* _Task details_: Skip all pictures, then copy the lines from the start of the data through the line with "LEGEND_SIZE = 38", keeping both ends.

* _Provided material_:
==========

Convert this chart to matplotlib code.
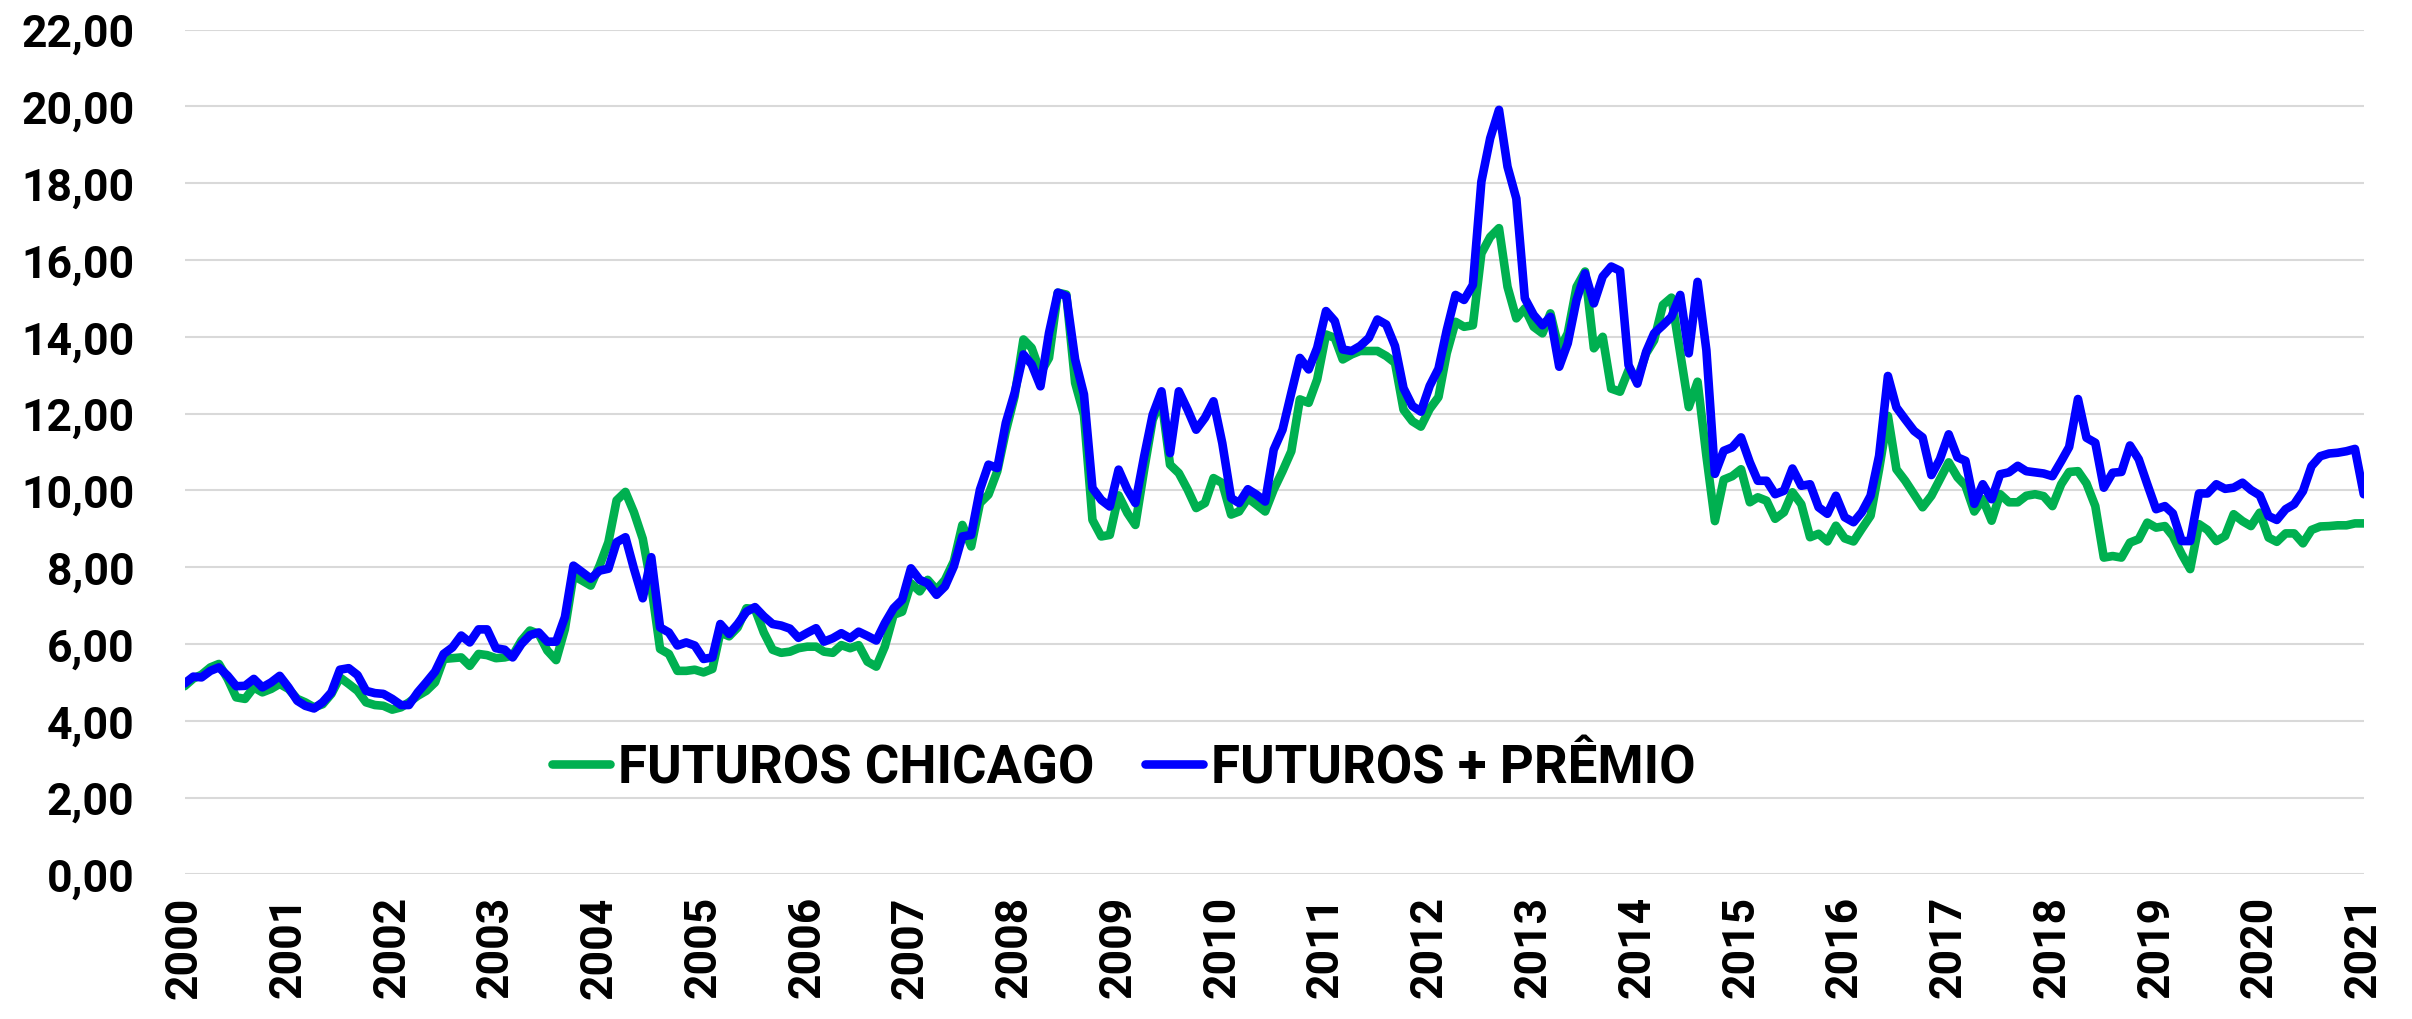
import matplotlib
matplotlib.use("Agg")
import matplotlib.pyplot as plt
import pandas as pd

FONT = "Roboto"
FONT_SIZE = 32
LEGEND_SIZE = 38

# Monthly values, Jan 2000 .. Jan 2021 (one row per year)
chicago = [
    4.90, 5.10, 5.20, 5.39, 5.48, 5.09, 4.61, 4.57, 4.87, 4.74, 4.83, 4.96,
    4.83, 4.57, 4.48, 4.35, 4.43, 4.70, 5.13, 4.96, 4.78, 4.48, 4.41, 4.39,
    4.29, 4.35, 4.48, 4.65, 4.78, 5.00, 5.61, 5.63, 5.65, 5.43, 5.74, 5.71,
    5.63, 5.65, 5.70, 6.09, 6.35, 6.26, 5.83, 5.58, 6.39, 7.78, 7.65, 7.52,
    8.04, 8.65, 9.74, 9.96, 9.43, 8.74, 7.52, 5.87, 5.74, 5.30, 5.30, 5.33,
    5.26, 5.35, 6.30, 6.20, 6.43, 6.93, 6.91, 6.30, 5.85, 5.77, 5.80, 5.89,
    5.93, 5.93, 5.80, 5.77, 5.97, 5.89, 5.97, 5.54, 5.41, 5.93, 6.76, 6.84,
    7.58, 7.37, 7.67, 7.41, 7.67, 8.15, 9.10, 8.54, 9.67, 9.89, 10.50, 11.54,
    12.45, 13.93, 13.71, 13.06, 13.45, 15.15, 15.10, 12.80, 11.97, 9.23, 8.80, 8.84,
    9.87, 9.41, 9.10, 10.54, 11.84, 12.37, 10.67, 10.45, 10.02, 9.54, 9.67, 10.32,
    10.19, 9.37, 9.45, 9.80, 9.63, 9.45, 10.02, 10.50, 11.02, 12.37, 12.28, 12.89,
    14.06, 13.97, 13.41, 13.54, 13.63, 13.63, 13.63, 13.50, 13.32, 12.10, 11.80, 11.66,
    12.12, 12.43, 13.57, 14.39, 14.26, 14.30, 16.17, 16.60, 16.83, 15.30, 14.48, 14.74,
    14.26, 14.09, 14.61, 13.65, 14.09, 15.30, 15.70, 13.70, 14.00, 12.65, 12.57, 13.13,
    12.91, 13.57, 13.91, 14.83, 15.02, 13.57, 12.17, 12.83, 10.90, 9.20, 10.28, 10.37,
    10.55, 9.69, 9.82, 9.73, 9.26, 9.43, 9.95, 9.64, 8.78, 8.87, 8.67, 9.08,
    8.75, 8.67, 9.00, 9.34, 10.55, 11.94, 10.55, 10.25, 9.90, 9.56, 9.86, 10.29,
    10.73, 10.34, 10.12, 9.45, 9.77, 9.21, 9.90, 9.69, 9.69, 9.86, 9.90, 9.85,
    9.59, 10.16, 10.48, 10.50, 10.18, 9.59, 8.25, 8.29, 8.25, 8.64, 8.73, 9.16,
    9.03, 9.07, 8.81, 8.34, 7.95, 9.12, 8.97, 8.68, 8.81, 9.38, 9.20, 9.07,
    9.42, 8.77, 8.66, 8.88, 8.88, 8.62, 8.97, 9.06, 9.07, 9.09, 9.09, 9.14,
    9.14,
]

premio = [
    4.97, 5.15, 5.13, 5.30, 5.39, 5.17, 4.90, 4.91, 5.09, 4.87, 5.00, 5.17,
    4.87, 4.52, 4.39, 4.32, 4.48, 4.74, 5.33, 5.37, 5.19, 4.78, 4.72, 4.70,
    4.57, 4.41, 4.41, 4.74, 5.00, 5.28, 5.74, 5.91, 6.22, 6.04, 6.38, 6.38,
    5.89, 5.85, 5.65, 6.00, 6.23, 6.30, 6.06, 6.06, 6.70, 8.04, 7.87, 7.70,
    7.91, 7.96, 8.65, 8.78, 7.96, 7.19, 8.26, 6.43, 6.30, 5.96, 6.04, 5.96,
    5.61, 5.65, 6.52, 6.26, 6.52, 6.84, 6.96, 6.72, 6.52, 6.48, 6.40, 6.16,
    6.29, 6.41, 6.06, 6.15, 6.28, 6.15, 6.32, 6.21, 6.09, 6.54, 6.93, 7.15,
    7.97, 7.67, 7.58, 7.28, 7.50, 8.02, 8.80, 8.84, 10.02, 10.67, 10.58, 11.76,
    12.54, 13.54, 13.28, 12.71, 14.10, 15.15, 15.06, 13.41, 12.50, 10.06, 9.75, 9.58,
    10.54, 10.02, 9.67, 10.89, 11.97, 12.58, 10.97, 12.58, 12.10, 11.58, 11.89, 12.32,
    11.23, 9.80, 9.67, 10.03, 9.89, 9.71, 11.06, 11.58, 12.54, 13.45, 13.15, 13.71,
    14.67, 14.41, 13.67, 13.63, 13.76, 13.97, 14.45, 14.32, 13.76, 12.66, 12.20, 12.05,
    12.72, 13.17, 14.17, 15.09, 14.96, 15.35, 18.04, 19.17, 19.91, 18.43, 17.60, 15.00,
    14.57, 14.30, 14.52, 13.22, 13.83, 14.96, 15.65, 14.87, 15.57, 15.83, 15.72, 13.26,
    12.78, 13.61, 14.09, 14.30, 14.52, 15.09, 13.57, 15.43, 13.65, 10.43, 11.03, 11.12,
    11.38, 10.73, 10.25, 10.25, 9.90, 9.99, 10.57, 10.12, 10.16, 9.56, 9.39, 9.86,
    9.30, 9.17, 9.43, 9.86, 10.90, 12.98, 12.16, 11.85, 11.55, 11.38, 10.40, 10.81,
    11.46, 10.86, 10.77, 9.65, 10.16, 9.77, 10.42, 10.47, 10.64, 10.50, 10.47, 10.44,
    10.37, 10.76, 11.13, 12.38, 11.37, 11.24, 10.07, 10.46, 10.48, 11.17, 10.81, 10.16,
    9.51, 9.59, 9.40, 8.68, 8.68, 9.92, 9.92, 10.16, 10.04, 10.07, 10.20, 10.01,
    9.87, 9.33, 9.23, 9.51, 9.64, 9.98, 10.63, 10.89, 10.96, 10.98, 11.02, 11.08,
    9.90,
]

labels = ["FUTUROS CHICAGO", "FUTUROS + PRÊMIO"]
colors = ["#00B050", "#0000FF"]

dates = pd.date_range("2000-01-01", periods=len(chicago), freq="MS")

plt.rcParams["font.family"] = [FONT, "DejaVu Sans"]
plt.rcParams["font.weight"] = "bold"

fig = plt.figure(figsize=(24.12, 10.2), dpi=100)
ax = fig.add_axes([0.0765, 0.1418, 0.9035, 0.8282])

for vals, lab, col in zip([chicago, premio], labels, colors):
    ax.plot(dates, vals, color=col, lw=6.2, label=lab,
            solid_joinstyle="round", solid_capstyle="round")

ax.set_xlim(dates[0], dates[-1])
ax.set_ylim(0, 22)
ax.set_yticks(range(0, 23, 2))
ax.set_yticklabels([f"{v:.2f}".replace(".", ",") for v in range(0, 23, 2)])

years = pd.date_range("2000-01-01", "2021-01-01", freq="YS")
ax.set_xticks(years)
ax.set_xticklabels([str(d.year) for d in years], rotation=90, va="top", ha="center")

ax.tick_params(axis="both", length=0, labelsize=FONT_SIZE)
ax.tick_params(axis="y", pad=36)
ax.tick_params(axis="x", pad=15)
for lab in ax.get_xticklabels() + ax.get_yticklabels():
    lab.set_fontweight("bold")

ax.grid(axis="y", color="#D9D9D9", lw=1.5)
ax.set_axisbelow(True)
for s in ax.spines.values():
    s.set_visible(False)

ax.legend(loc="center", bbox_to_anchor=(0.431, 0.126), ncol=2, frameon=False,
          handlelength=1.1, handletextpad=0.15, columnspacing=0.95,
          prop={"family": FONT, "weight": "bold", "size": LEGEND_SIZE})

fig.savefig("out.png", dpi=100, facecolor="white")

==========

* _Exercise result_:
Convert this chart to matplotlib code.
import matplotlib
matplotlib.use("Agg")
import matplotlib.pyplot as plt
import pandas as pd

FONT = "Roboto"
FONT_SIZE = 32
LEGEND_SIZE = 38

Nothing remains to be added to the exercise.